» **Challenge**
Please find all lines in the data that hold the string "TypeScript" and copy them.

» **Supplied material**
>> Start

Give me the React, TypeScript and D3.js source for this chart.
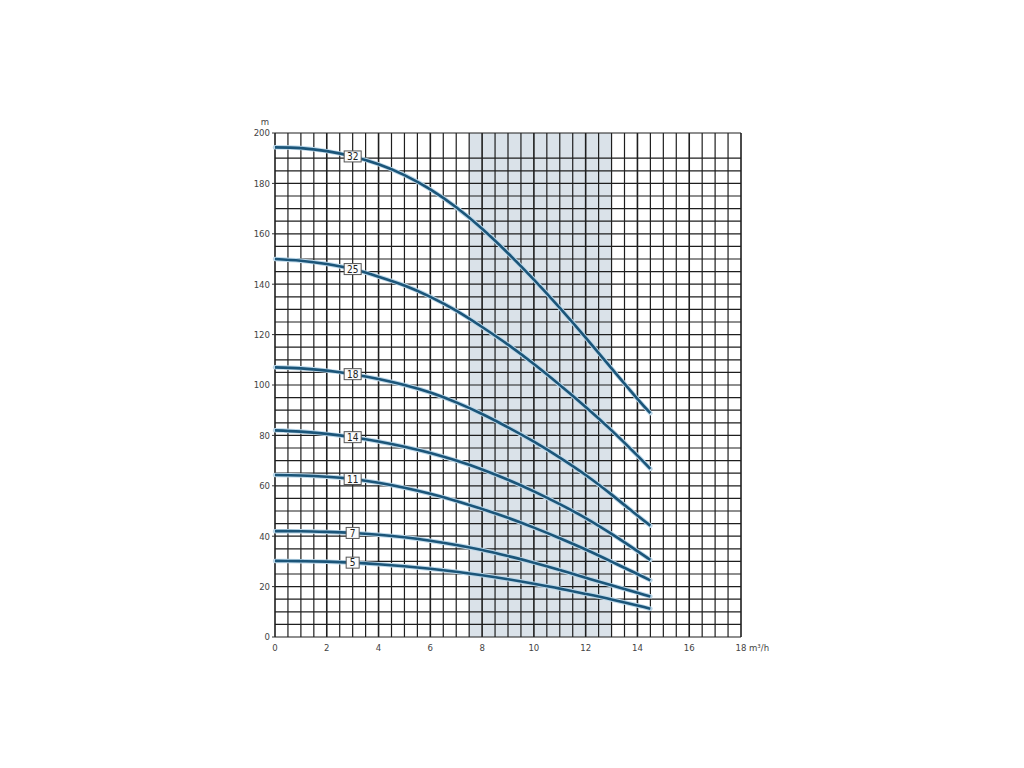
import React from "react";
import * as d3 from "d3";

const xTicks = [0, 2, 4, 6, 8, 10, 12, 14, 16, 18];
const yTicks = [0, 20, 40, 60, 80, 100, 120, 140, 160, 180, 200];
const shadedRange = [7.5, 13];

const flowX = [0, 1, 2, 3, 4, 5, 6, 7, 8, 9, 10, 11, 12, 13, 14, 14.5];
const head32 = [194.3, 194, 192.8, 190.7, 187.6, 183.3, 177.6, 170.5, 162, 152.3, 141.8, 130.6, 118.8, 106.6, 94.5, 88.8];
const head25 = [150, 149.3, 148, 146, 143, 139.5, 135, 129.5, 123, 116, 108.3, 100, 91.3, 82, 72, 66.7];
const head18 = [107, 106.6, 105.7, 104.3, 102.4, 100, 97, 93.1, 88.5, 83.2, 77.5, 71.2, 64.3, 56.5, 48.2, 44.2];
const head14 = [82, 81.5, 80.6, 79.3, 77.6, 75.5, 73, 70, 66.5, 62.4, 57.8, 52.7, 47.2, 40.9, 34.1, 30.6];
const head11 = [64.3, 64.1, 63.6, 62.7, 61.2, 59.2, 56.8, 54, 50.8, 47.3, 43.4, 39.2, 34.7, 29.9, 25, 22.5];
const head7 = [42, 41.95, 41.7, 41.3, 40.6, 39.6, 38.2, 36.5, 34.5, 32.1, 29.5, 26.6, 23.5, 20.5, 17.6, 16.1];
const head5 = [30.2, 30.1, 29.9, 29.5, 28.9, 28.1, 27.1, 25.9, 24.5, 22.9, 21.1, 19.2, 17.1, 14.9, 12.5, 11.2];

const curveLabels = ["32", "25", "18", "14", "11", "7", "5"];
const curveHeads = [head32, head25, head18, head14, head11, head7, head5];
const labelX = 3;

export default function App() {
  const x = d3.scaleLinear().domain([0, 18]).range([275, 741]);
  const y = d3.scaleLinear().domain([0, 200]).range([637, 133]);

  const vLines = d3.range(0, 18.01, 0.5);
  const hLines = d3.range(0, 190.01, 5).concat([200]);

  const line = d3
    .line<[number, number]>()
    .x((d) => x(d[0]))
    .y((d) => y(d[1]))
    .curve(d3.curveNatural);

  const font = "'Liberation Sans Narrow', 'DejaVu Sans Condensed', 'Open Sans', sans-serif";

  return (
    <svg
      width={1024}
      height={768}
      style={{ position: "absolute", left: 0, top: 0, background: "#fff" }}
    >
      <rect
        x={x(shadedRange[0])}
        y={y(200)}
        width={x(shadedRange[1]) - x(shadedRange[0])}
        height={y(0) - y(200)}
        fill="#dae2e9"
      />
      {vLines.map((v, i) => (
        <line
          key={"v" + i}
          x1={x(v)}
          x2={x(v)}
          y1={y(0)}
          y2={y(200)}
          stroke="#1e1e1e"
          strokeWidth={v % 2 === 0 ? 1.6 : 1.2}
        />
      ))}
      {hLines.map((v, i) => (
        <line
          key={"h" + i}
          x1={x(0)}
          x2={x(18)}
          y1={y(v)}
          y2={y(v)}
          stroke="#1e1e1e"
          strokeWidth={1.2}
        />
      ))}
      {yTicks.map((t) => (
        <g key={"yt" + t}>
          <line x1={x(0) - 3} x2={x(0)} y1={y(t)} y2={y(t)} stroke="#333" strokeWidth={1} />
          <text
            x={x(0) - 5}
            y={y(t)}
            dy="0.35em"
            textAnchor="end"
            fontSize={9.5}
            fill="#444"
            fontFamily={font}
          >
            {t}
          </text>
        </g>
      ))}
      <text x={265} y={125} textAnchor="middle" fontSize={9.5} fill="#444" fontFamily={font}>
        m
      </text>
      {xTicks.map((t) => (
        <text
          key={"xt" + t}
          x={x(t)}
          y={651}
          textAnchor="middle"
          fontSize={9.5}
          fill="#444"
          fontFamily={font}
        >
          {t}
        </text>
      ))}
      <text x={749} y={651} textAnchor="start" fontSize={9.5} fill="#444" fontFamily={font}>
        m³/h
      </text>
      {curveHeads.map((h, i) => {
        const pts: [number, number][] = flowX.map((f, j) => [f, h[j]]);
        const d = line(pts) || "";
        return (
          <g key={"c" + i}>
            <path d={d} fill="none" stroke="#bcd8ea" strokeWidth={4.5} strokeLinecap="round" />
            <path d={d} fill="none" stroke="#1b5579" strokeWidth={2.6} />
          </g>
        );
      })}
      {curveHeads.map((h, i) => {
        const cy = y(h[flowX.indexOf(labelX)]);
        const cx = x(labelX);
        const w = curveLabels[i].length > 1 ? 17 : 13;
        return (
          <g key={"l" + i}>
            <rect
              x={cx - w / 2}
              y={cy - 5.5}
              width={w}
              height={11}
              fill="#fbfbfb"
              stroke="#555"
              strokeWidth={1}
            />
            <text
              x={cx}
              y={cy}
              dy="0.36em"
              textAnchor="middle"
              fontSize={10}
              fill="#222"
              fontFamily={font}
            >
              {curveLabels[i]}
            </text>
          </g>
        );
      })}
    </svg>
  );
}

>> End
>> Start

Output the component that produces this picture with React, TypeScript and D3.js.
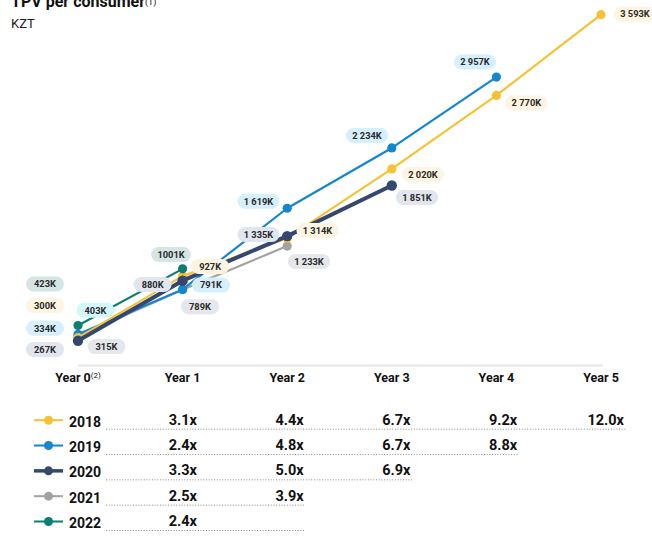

>> End
>> Start

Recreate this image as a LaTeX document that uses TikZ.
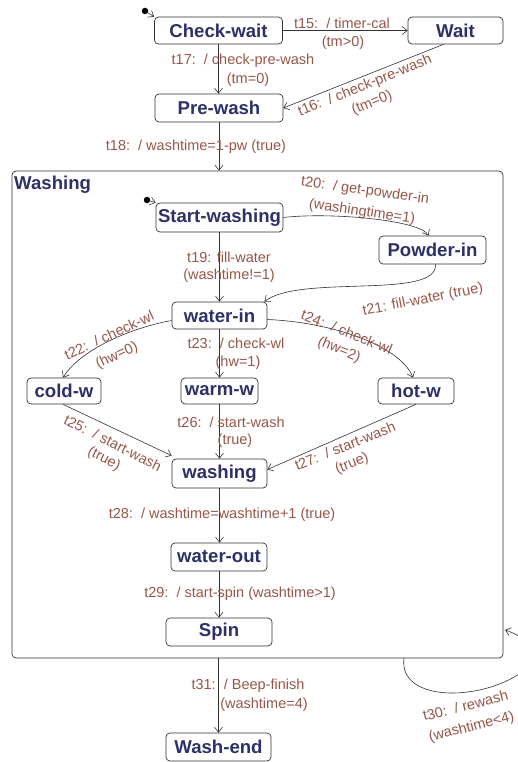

>> End

» **Complete answer**
Give me the React, TypeScript and D3.js source for this chart.
Output the component that produces this picture with React, TypeScript and D3.js.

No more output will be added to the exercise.